All the other parts were played by Patrick Kintz. I was impressed with his flexibility as he played the many different people that Kipps interacted with. My favorite character of his was the driver who said nothing. Kintz transformed into a tired man who had seen tragedy and carried the weight of it with him. You could see heaviness in how he moved and how little interest he had for the world. One of the more amusing parts of the show was when this driver was taking Kipps out to Mrs. Drablow’s house. Kipps kept trying to make conversation, but the driver didn’t respond. He didn’t just not answer, he didn’t look at Kipps, nod, grunt, didn’t acknowledge him in any way. It made for awkward silences that were entertaining. Kintz made great use of silence in this character.
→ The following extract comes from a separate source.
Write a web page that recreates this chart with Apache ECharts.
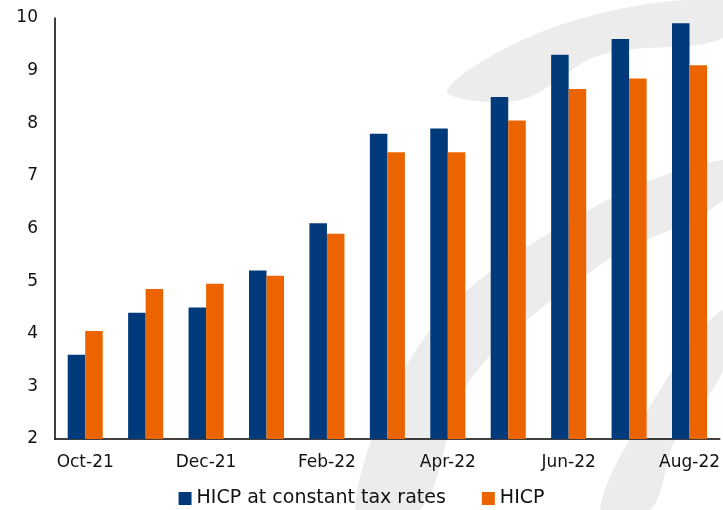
<!DOCTYPE html>
<html>
<head>
<meta charset="utf-8">
<script src="https://cdn.jsdelivr.net/npm/echarts@6/dist/echarts.min.js"></script>
<style>
  html, body { margin: 0; padding: 0; background: #fff; }
  #chart { width: 723px; height: 510px; }
</style>
</head>
<body>
<div id="chart"></div>
<script>
var months = ['Oct-21', 'Nov-21', 'Dec-21', 'Jan-22', 'Feb-22', 'Mar-22', 'Apr-22', 'May-22', 'Jun-22', 'Jul-22', 'Aug-22'];
var constantTax = [3.6, 4.4, 4.5, 5.2, 6.1, 7.8, 7.9, 8.5, 9.3, 9.6, 9.9];
var hicp = [4.05, 4.85, 4.95, 5.1, 5.9, 7.45, 7.45, 8.05, 8.65, 8.85, 9.1];

var fontFace = 'DejaVu Sans';
var chart = echarts.init(document.getElementById('chart'));

// faint background watermark
function swoosh(points) {
  return {
    type: 'polygon',
    silent: true,
    z: -10,
    shape: { points: points, smooth: 0.35 },
    style: { fill: '#ececec' }
  };
}

chart.setOption({
  animation: false,
  color: ['#003a7a', '#eb6400'],
  graphic: [
    swoosh([[447, 90], [560, 25], [723, 0], [723, 38], [600, 55], [520, 100]]),
    swoosh([[355, 510], [430, 330], [580, 215], [723, 160], [723, 200], [600, 265], [470, 380], [420, 510]]),
    swoosh([[600, 510], [660, 390], [723, 310], [723, 370], [675, 440], [650, 510]])
  ],
  grid: {
    left: 55,
    right: 3,
    top: 18,
    bottom: 71
  },
  legend: {
    bottom: -3,
    left: 'center',
    itemWidth: 13,
    itemHeight: 13,
    itemGap: 36,
    itemTextGap: 5,
    icon: 'rect',
    textStyle: { fontFamily: fontFace, fontSize: 19, color: '#111' },
    data: ['HICP at constant tax rates', 'HICP']
  },
  xAxis: {
    type: 'category',
    data: months,
    axisLine: { lineStyle: { color: '#000', width: 1.5 } },
    axisTick: { show: false },
    axisLabel: {
      interval: 1,
      fontFamily: fontFace,
      fontSize: 17,
      color: '#111',
      margin: 15
    }
  },
  yAxis: {
    type: 'value',
    min: 2,
    max: 10,
    interval: 1,
    axisLine: { show: true, lineStyle: { color: '#000', width: 1.5 } },
    axisTick: { show: false },
    splitLine: { show: false },
    axisLabel: {
      fontFamily: fontFace,
      fontSize: 17,
      color: '#111',
      margin: 17
    }
  },
  series: [{
    name: 'HICP at constant tax rates',
    type: 'bar',
    data: constantTax,
    barGap: '0%',
    barCategoryGap: '42%'
  }, {
    name: 'HICP',
    type: 'bar',
    data: hicp
  }]
});
</script>
</body>
</html>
Both actors had to interact with things that weren’t there, which can be difficult to do. But both were very specific in handling objects that were not present, making it clear to the audience what was happening. The Echo Theatre is a small space and had a very basic set. So things like doors generally had to be pantomimed. Davis and Kintz were clear about where the doorknobs were, which way the door opened, and closing the door behind them. The clarity made it much easier to understand the a setting we couldn’t see. There was also a dog that both men interacted with. Sadly, there was no dog on stage, but each talked to it, pet it and carried it around. Kipps even pulled it out of a bog. Because of the actor’s discipline in dealing with the dog, I knew what size the dog was and always where it was. At one point, Kintz was down on his knees calling it, and I found myself leaning over to look for it, because he convinced me that there was a dog there.

The sound for this show was interesting, and much more complex than I would have expected. There were recorded sounds (edited by Julianna Blake and Jeff Blake, with technician Nate Drew) and live sounds (designed and performed by Nathan Evans, Andrea Jakeman, Jared Knight, Lela Kovalenko and Eden Moss) which added a lot to the atmosphere of the piece. I especially loved the crack of the pantomimed whip and the beginning of horse hooves on the ground that weres heard every time Kintz as the driver started the horse-drawn cart. The timing on this was right on every time. The most impressive use of live sound was during the scene where Kipps is alone in the house at night. The room he is in starts to shake, and there were people standing behind the set walls banging and pounding, making it sound as though the room is going to cave in on top of him. It was a great use of live sound and of the space.

The Woman in Black is a wonderful piece of theatre. There were moments where I was laughing and moments where I wanted to scream in fear. The acting was suburb, the sound design and use of the space excellent. If you are interested in the story of The Woman in Black, or just looking for a good show, go to the Echo Theatre.

The Woman in Black plays at the Echo Theatre (145 N. University Avenue, Provo) March 12, 15-17, and 19 at 8 PM. Tickets are $7-10. For more information, visit or

Update: An additional encore performance of The Woman in Black has been scheduled for Saturday, March 24 at 7 PM at the Echo Theatre. Tickets are $7-10.